Spielberg May Boycott Beijing over Darfur
Steven Spielberg may not be going for the gold.
The Oscar-owning Hollywood icon is threatening to quit as artistic adviser to the 2008 Beijing Olympics if China doesn't put more pressure on Sudan to end the ongoing genocide in Darfur.
Spielberg's rep, Andy Spahn, told ABCNews.com the helmer was waiting to hear a forthcoming statement from Chinese authorities regarding its policy toward the war-torn African nation before making a final decision.
"Steven will make a determination in the next few weeks regarding his work with the Chinese," Spahn said. "Our main interest is ending the genocide. No one is clear on the best way to do this.
"We expect to hear something from the Chinese government sometime very, very soon. We're pretty far down the road in discussions and then we'll decide if the path is productive or not and then consider other options."
Because Sudan supplies China with cheap oil and other energy needs, Beijing has been loath to interfere in the Darfur region. Militias linked to the Sudanese government are responsible for the deaths of more than 200,000 people and have displaced hundreds of thousands more from their homes.
The genocide has become a cause célèbre for Hollywood. The Ocean's Thirteen crew of George Clooney, Matt Damon, Brad Pitt and Don Cheadle have raised over $5.5 million from movie screenings for their new charity, Not On Our Watch, to help fund refugee relief efforts there.
Clooney, Cheadle and two U.S. Olympians met to no avail with Chinese government representatives in December to try to persuade the country to take a harder line with Sudan.
Spielberg decided to take a more active role after getting called out by actress and UNICEF Goodwill Ambassador Mia Farrow.
In an editorial in the Wall Street Journal in March, she and her son, Roman, took the filmmaker to task for agreeing to take the unpaid advisory position for the Beijing Olympics' opening ceremonies.
"Is Mr. Spielberg, who in 1994 founded the Shoah Foundation to record the testimony of survivors of the Holocaust, aware that China is bankrolling Darfur's genocide?" wrote Farrow.
She suggested that by participating in the Games, the filmmaker was allowing himself to become an agent of propaganda for the Chinese in the same way infamous Nazi director Leni Riefenstahl allowed her 1936 opus, Olympia, depicting the Berlin Olympic Games, to put a friendly face on Hitler's racist and anti-Semitic policies.
"Does Mr. Spielberg really want to go down in history as the Leni Riefenstahl of the Beijing Games?" Farrow asked.

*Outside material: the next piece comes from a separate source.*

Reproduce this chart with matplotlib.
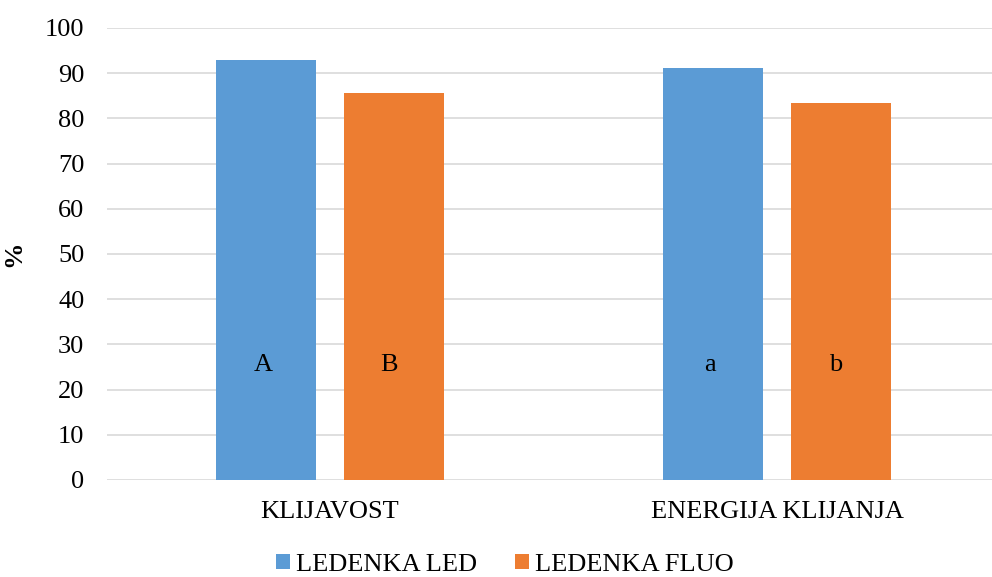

The Rosemary's Baby star later told National Public Radio in an interview that her "intention was never to hurt" Spielberg's feelings, but rather to "move things."
Apparently, it worked.
Days after her essay appeared, Spielberg penned an open letter to Chinese President Hu Jintao asking him to pressure government leaders in Khartoum to allow a U.N. peacekeeping force into Darfur.
The filmmaker, who has donated more than $1 million to various Darfur aid groups, believes he might be able to gain some traction by working from the inside, given that China is using the 2008 Olympics as a massive PR endeavor.
Aside from his close encounters of the communist kind, Spielberg has been busy shooting the highly anticipated fourth installment in the Indiana Jones saga, now filming in Hawaii.
At Comic-Con in San Diego on Thursday, the director and star Harrison Ford put fanboys in a tizzy with a satellite message from the set unveiling the latest casting addition: Karen Allen, who will be reprising her role as Marion Ravenwood, Indy's feisty love interest in the adventure that started it all, Raiders of the Lost Ark.
In other Spielberg news, Sony Pictures Home Entertainment just announced plans to release the Close Encounters of the Third Kind: 30th Anniversary Ultimate Edition DVD set, which will include the original 1977 theatrical edition, the 1980 re-edit, as well as Spielberg's director's cut released in 1998. Spielberg also gave an exclusive interview and participated in a new documentary on the sci-fi classic.
Ultimate Edition hits stores on Nov. 13.